Entries from a dataset
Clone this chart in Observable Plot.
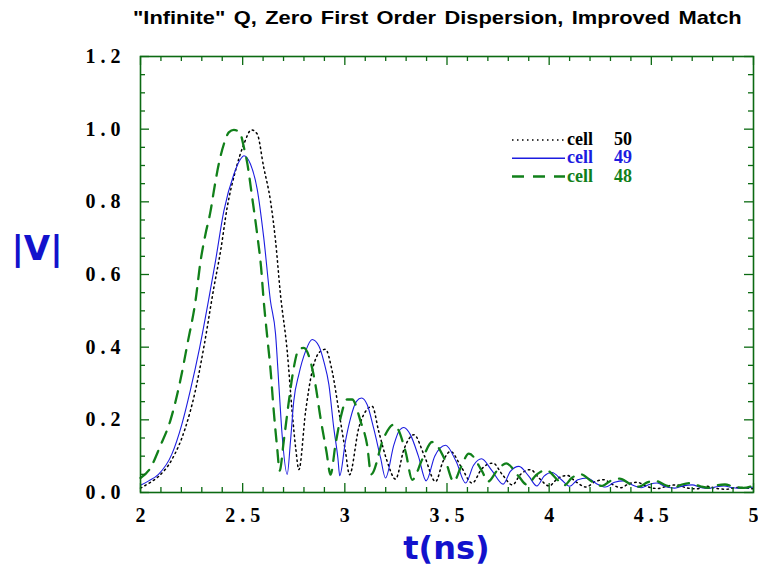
<!DOCTYPE html>
<html><head><meta charset="utf-8">
<script src="https://cdn.jsdelivr.net/npm/d3@7"></script>
<script src="https://cdn.jsdelivr.net/npm/@observablehq/plot@0.6"></script>
<style>
body{margin:0;background:#fff;}
#chart{position:relative;width:758px;height:569px;overflow:hidden;}
</style></head><body><div id="chart"></div>
<script>
// ---- data ----
const t50 = [2.000,2.040,2.088,2.153,2.219,2.268,2.310,2.359,2.392,2.424,2.465,2.506,2.543,2.571,2.603,2.636,2.661,2.685,2.718,2.742,2.760,2.775,2.808,2.840,2.881,2.905,2.938,2.971,3.003,3.023,3.068,3.101,3.134,3.166,3.207,3.248,3.290,3.338,3.390,3.444,3.480,3.517,3.570,3.623,3.670,3.725,3.770,3.820,3.860,3.909,3.950,4.000,4.040,4.088,4.130,4.180,4.225,4.268,4.310,4.350,4.390,4.430,4.480,4.530,4.580,4.626,4.670,4.720,4.773,4.820,4.870,4.920,5.000];
const v50 = [0.012,0.025,0.044,0.090,0.177,0.279,0.400,0.564,0.665,0.784,0.886,0.959,0.998,0.987,0.895,0.803,0.692,0.545,0.389,0.223,0.120,0.063,0.223,0.334,0.389,0.394,0.334,0.223,0.113,0.049,0.177,0.223,0.237,0.168,0.086,0.037,0.120,0.159,0.100,0.030,0.085,0.113,0.070,0.026,0.065,0.081,0.050,0.021,0.050,0.063,0.040,0.018,0.038,0.047,0.030,0.015,0.030,0.035,0.022,0.013,0.024,0.028,0.016,0.011,0.018,0.021,0.013,0.010,0.017,0.011,0.009,0.014,0.010];

const t49 = [2.000,2.040,2.088,2.153,2.202,2.243,2.290,2.334,2.367,2.408,2.457,2.490,2.506,2.538,2.571,2.603,2.636,2.661,2.677,2.693,2.718,2.734,2.750,2.775,2.808,2.840,2.873,2.897,2.922,2.946,2.966,2.975,3.003,3.028,3.057,3.082,3.109,3.141,3.175,3.199,3.240,3.264,3.289,3.320,3.360,3.398,3.440,3.493,3.545,3.591,3.630,3.669,3.720,3.775,3.810,3.852,3.900,3.940,3.975,4.014,4.060,4.100,4.140,4.186,4.230,4.275,4.320,4.365,4.410,4.450,4.490,4.528,4.570,4.615,4.660,4.700,4.740,4.780,4.820,4.855,4.900,4.940,5.000];
const v49 = [0.020,0.032,0.050,0.105,0.187,0.279,0.400,0.532,0.637,0.775,0.876,0.918,0.927,0.904,0.835,0.702,0.527,0.436,0.297,0.159,0.050,0.141,0.251,0.325,0.389,0.421,0.403,0.361,0.297,0.177,0.095,0.046,0.141,0.205,0.251,0.260,0.242,0.177,0.095,0.040,0.131,0.168,0.179,0.160,0.100,0.032,0.100,0.130,0.085,0.026,0.075,0.093,0.060,0.023,0.058,0.072,0.045,0.018,0.045,0.055,0.035,0.017,0.035,0.040,0.025,0.015,0.028,0.032,0.020,0.013,0.022,0.026,0.016,0.012,0.019,0.021,0.014,0.011,0.016,0.018,0.013,0.011,0.015];

const t48 = [2.000,2.047,2.096,2.145,2.194,2.230,2.269,2.294,2.318,2.343,2.359,2.383,2.411,2.432,2.457,2.486,2.506,2.522,2.547,2.571,2.590,2.603,2.620,2.636,2.652,2.669,2.681,2.701,2.726,2.750,2.775,2.799,2.832,2.856,2.881,2.910,2.930,2.954,2.979,3.011,3.036,3.077,3.109,3.129,3.190,3.240,3.297,3.330,3.378,3.427,3.493,3.533,3.566,3.607,3.672,3.700,3.745,3.790,3.850,3.890,3.940,3.985,4.040,4.075,4.110,4.155,4.210,4.260,4.300,4.345,4.400,4.440,4.480,4.520,4.570,4.610,4.650,4.690,4.740,4.780,4.820,4.860,4.910,4.950,5.000];
const v48 = [0.040,0.066,0.127,0.196,0.306,0.410,0.527,0.637,0.711,0.775,0.830,0.904,0.964,0.991,0.998,0.991,0.950,0.908,0.810,0.711,0.620,0.527,0.430,0.340,0.225,0.122,0.060,0.141,0.251,0.343,0.394,0.398,0.361,0.297,0.205,0.113,0.049,0.131,0.205,0.256,0.256,0.196,0.131,0.050,0.150,0.187,0.113,0.035,0.090,0.139,0.086,0.030,0.067,0.107,0.058,0.030,0.060,0.080,0.045,0.022,0.050,0.062,0.035,0.020,0.040,0.050,0.030,0.018,0.032,0.038,0.022,0.016,0.028,0.032,0.020,0.014,0.022,0.026,0.017,0.013,0.020,0.022,0.015,0.013,0.019];

const seriesNames = ["cell", "cell", "cell"];
const seriesNumbers = ["50", "49", "48"];
const xTickValues = [2, 2.5, 3, 3.5, 4, 4.5, 5];
const yTickValues = [0, 0.2, 0.4, 0.6, 0.8, 1.0, 1.2];
const xMinorStep = 0.1, yMinorStep = 0.05;
const titleText = '"Infinite" Q, Zero First Order Dispersion, Improved Match';
const xLabel = "t(ns)", yLabel = "|V|";

// ---- build ----
const rows = (ts, vs) => ts.map((t, i) => ({t, v: vs[i]}));
const d50 = rows(t50, v50), d49 = rows(t49, v49), d48 = rows(t48, v48);

const W = 758, H = 569, mL = 140, mR = 5, mT = 56, mB = 77;
const iw = W - mL - mR, ih = H - mT - mB;
const frameCol = "#0b6a12";
const cBlack = "#000000", cBlue = "#1c1ce0", cGreen = "#11801a";
const dash50 = "1.5,3.5", dash48 = "12,9";

const xMinor = d3.range(20, 51).map(i => +(i * xMinorStep).toFixed(2)).filter(v => !xTickValues.includes(v));
const yMinor = d3.range(0, 25).map(i => +(i * yMinorStep).toFixed(2)).filter(v => !yTickValues.some(y => Math.abs(y - v) < 1e-9));
const spaced = s => s.split("").join(" ");

const plot = Plot.plot({
  width: W, height: H,
  marginLeft: mL, marginRight: mR, marginTop: mT, marginBottom: mB,
  x: {domain: [2, 5], label: null},
  y: {domain: [0, 1.2], label: null},
  style: {background: "#fff", fontFamily: "'Liberation Serif', serif"},
  marks: [
    Plot.line(d50, {x: "t", y: "v", stroke: cBlack, strokeWidth: 1.5, strokeDasharray: dash50, curve: "monotone-x"}),
    Plot.line(d49, {x: "t", y: "v", stroke: cBlue, strokeWidth: 1.1, curve: "monotone-x"}),
    Plot.line(d48, {x: "t", y: "v", stroke: cGreen, strokeWidth: 2.3, strokeDasharray: dash48, curve: "monotone-x"}),
    // inward ticks, bottom & top
    Plot.tickX(xMinor, {x: d => d, stroke: frameCol, strokeWidth: 1.3, insetTop: ih - 5}),
    Plot.tickX(xTickValues, {x: d => d, stroke: frameCol, strokeWidth: 1.3, insetTop: ih - 9}),
    Plot.tickX(xMinor, {x: d => d, stroke: frameCol, strokeWidth: 1.3, insetBottom: ih - 5}),
    Plot.tickX(xTickValues, {x: d => d, stroke: frameCol, strokeWidth: 1.3, insetBottom: ih - 9}),
    // inward ticks, left & right
    Plot.tickY(yMinor, {y: d => d, stroke: frameCol, strokeWidth: 1.3, insetRight: iw - 5}),
    Plot.tickY(yTickValues, {y: d => d, stroke: frameCol, strokeWidth: 1.3, insetRight: iw - 9}),
    Plot.tickY(yMinor, {y: d => d, stroke: frameCol, strokeWidth: 1.3, insetLeft: iw - 5}),
    Plot.tickY(yTickValues, {y: d => d, stroke: frameCol, strokeWidth: 1.3, insetLeft: iw - 9}),
    Plot.frame({stroke: frameCol, strokeWidth: 1.6}),
    Plot.axisX(xTickValues, {tickSize: 0, tickPadding: 15, tickFormat: d => spaced(String(d)),
      fontSize: 20, fontWeight: "bold", fontFamily: "'Liberation Serif', serif", fill: "#000"}),
    Plot.axisY(yTickValues, {tickSize: 0, tickPadding: 20, tickFormat: d => spaced(d.toFixed(1)),
      fontSize: 20, fontWeight: "bold", fontFamily: "'Liberation Serif', serif", fill: "#000"})
  ]
});

document.getElementById("chart").appendChild(plot);
const svg = d3.select(plot);

// title (condensed to the reference's width)
const title = svg.append("text").attr("x", 0).attr("y", 0).attr("text-anchor", "start")
  .style("font", "bold 19px 'Liberation Sans', Arial, sans-serif").style("word-spacing", "2px")
  .attr("fill", "#000").text(titleText);
const tw = title.node().getComputedTextLength();
title.attr("transform", `translate(133,24) scale(${609 / tw},1)`);

// axis titles
svg.append("text").attr("x", 446.5).attr("y", 559).attr("text-anchor", "middle")
  .style("font", "bold 32px 'DejaVu Sans', sans-serif").attr("fill", "#1212cc").text(xLabel);
svg.append("text").attr("x", 37).attr("y", 260).attr("text-anchor", "middle")
  .style("font", "bold 34px 'DejaVu Sans', sans-serif").attr("fill", "#1212cc").text(yLabel);

// legend
const legCols = [cBlack, cBlue, cGreen], legDash = [dash50, null, dash48], legW = [1.5, 1.5, 2.5];
seriesNumbers.forEach((num, i) => {
  const y = 140 + i * 18.3;
  const ln = svg.append("line").attr("x1", 512).attr("x2", 565).attr("y1", y).attr("y2", y)
    .attr("stroke", legCols[i]).attr("stroke-width", legW[i]);
  if (legDash[i]) ln.attr("stroke-dasharray", legDash[i]);
  svg.append("text").attr("x", 567).attr("y", y + 5).attr("text-anchor", "start")
    .attr("fill", legCols[i]).style("font", "bold 18px 'Liberation Serif', serif").text(seriesNames[i]);
  svg.append("text").attr("x", 614).attr("y", y + 5).attr("text-anchor", "start")
    .attr("fill", legCols[i]).style("font", "bold 18px 'Liberation Serif', serif").text(num);
});
</script></body></html>
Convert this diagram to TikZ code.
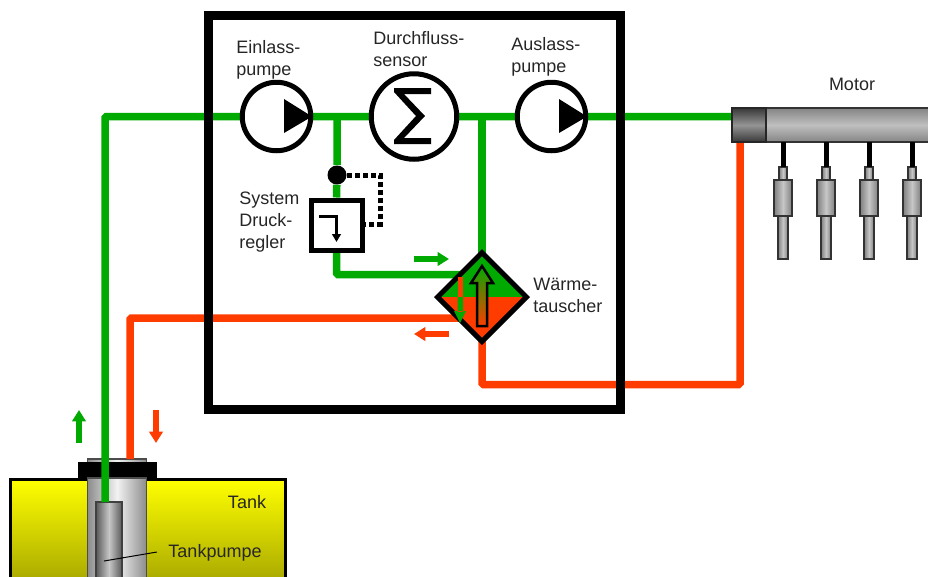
\documentclass[tikz,border=0pt]{standalone}
\usepackage{fontspec}
\setmainfont{Liberation Sans}
\usetikzlibrary{shapes.geometric,arrows.meta,backgrounds}
\definecolor{pgreen}{HTML}{00AA00}
\definecolor{pred}{HTML}{FF3C00}
\def\u{0.75pt}
\pgfdeclarelayer{pipes}
\pgfdeclarelayer{back}
\pgfsetlayers{back,pipes,main}
\tikzset{
  pipegreen/.style={draw=pgreen,line width=7.5*\u,rounded corners=1.5*\u},
  pipered/.style={draw=pred,line width=7.5*\u,rounded corners=1.5*\u},
  flowgreen/.style={draw=pgreen,line width=4.7pt,-{Triangle[length=8.5pt,width=10pt]}},
  flowred/.style={draw=pred,line width=4.7pt,-{Triangle[length=8.5pt,width=10pt]}},
  lab/.style={anchor=west,align=left,inner sep=0pt,font=\fontsize{13.5pt}{16.5pt}\selectfont,text=black!85},
  pumpcirc/.style={circle,draw=black,fill=white,line width=5*\u,inner sep=0pt,minimum size=68.5*\u},
  railbar/.style={draw=black!80,line width=1.5*\u,inner sep=0pt,outer sep=0pt,top color=black!48,bottom color=black!48,middle color=black!25},
  railend/.style={draw=black!85,line width=1.5*\u,inner sep=0pt,outer sep=0pt,top color=black!78,bottom color=black!78,middle color=black!42},
  metal/.style={draw=black!80,line width=1.5*\u,inner sep=0pt,outer sep=0pt,left color=black!50,right color=black!50,middle color=black!22},
  hbar/.style={draw=black!75,line width=1.5*\u,inner sep=0pt,outer sep=0pt,left color=black!65,right color=black!65,middle color=black!22},
  tubebar/.style={draw=black!70,line width=1.2*\u,inner sep=0pt,outer sep=0pt,left color=black!45,right color=black!45,middle color=black!5},
  stem/.style={draw=black,line width=5*\u},
}
\newcommand{\injector}[2]{%
  \coordinate (#2top) at (#1,142);
  \node[metal,anchor=north,minimum width=8*\u,minimum height=13*\u] (#2a) at (#1,167) {};
  \node[metal,anchor=north,minimum width=10*\u,minimum height=43*\u] (#2c) at (#1,216) {};
  \node[metal,anchor=north,minimum width=18*\u,minimum height=36*\u] (#2b) at (#1,180) {};
  \draw[stem] (#2top) -- (#2a.north);
}
\begin{document}
\begin{tikzpicture}[x=0.75pt,y=-0.75pt]
\useasboundingbox (0,0) rectangle (928,576);
\clip (0,0) rectangle (928,576);
% frame
\node[draw=black,line width=9*\u,inner sep=0pt,minimum width=412*\u,minimum height=394*\u] (frame) at (414,212.5) {};
% tank
\begin{pgfonlayer}{back}
\path[draw=black,line width=3*\u,top color=yellow,bottom color=yellow!60!black] (10.5,479.5) rectangle (285,600);
\node[tubebar,anchor=north,minimum width=59*\u,minimum height=8*\u] (cap) at (117,459) {};
\node[fill=black,inner sep=0pt,anchor=north,minimum width=79*\u,minimum height=16*\u] (flange) at (117.5,462) {};
\node[tubebar,anchor=north,minimum width=59*\u,minimum height=130*\u] (tube) at (117,478) {};
\node[hbar,anchor=north,minimum width=26*\u,minimum height=110*\u] (tpump) at (109,502) {};
\coordinate (tpl) at (104,561);
\coordinate (tpr) at (157,552);
\draw[black,line width=1*\u] (tpl) -- (tpr);
\end{pgfonlayer}
\node[lab,anchor=center] (tanklab) at (247,502) {Tank};
\node[lab,anchor=center] (tplab) at (215,553) {Tankpumpe};
% rail
\node[railbar,anchor=north west,minimum width=200*\u,minimum height=34*\u] (rail) at (732,108) {};
\node[railend,anchor=north west,minimum width=34*\u,minimum height=34*\u] (railin) at (732,108) {};
\injector{783}{ia}
\injector{826}{ib}
\injector{869}{ic}
\injector{912}{id}
% components
\node[pumpcirc] (p1) at (276.5,116.5) {};
\node[pumpcirc,minimum size=85.5*\u] (sens) at (414,116.5) {};
\node[pumpcirc] (p2) at (551.5,116.5) {};
\fill[black] (284,99) -- (312,116.5) -- (284,133) -- cycle;
\fill[black] (559,99) -- (587,116.5) -- (559,133) -- cycle;
\fill[black] (431,88) -- (394,88) -- (394,92) -- (416,116) -- (394,140) -- (394,144) -- (431,144) -- (431,138) -- (404,138) -- (425,116) -- (404,94) -- (431,94) -- cycle;
\node[draw=black,fill=white,line width=5*\u,inner sep=0pt,minimum width=51*\u,minimum height=50*\u] (reg) at (336.5,225) {};
\draw[black,line width=3*\u,-{Triangle[length=6pt,width=6.5pt]}] (319,216.5) -- (336.5,216.5) -- (336.5,242);
\node[circle,fill=black,inner sep=0pt,minimum size=19*\u] (dot) at (337,175) {};
\coordinate (d1) at (380,175);
\coordinate (d2) at (380,224);
\draw[black,line width=5*\u,dash pattern=on 5*\u off 3*\u] (dot) -- (d1) -- (d2) -- (reg.east |- d2);
% heat exchanger
\node[diamond,draw=black,line width=5*\u,inner sep=0pt,aspect=1,minimum width=91*\u,minimum height=91*\u,
  path picture={
    \fill[pgreen] (-60,-60) rectangle (60,0);
    \fill[pred] (-60,0) rectangle (60,60);
  }] (hx) at (482,297) {};
\fill[pred] (457.5,277) rectangle (463,297);
\fill[pgreen] (457.5,297) rectangle (463,312) (454,311) -- (466,311) -- (460,323) -- cycle;
\path[draw=black,line width=2.5*\u,line join=miter,bottom color=pred,top color=pgreen]
  (477,326) -- (487,326) -- (487,283) -- (493,283) -- (482,266) -- (471,283) -- (477,283) -- cycle;
% labels
\node[lab] (l1) at (236,60) {Einlass-\\pumpe};
\node[lab] (l2) at (373,49) {Durchfluss-\\sensor};
\node[lab] (l3) at (511,57) {Auslass-\\pumpe};
\node[lab] (l4) at (239,222) {System\\Druck-\\regler};
\node[lab] (l5) at (533,295) {Wärme-\\tauscher};
\node[lab,anchor=center] (l6) at (852,84) {Motor};
% flow arrows
\coordinate (fa1) at (79,443); \coordinate (fa2) at (79,410);
\coordinate (fb1) at (156,410); \coordinate (fb2) at (156,443);
\coordinate (fc1) at (414,259); \coordinate (fc2) at (449,259);
\coordinate (fd1) at (449,334); \coordinate (fd2) at (414,334);
\draw[flowgreen] (fa1) -- (fa2);
\draw[flowred] (fb1) -- (fb2);
\draw[flowgreen] (fc1) -- (fc2);
\draw[flowred] (fd1) -- (fd2);
% pipes
\coordinate (gcorner) at (105,116.5);
\coordinate (rcorner) at (130,318);
\coordinate (rbot) at (482,384.5);
\coordinate (rright) at (740,384.5);
\coordinate (gin) at (470,274.5);
\coordinate (rin) at (470,318);
\begin{pgfonlayer}{pipes}
\draw[pipegreen] (tpump.north -| gcorner) -- (gcorner) -- (railin.west |- gcorner);
\draw[pipegreen] (dot |- gcorner) -- (dot) -- (reg.north);
\draw[pipegreen] (reg.south) -- (reg.south |- gin) -- (gin);
\draw[pipegreen] (hx.center |- gcorner) -- (hx.center);
\draw[pipered] (rin) -- (rcorner) -- (cap.north -| rcorner);
\draw[pipered] (hx.center) -- (rbot) -- (rright) -- (rail.south -| rright);
\end{pgfonlayer}
\end{tikzpicture}
\end{document}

__Given request__. In the listing, find every line containing the word "this" and list it.

__Correct response__.
Clone this chart in Observable Plot.
Convert this diagram to TikZ code.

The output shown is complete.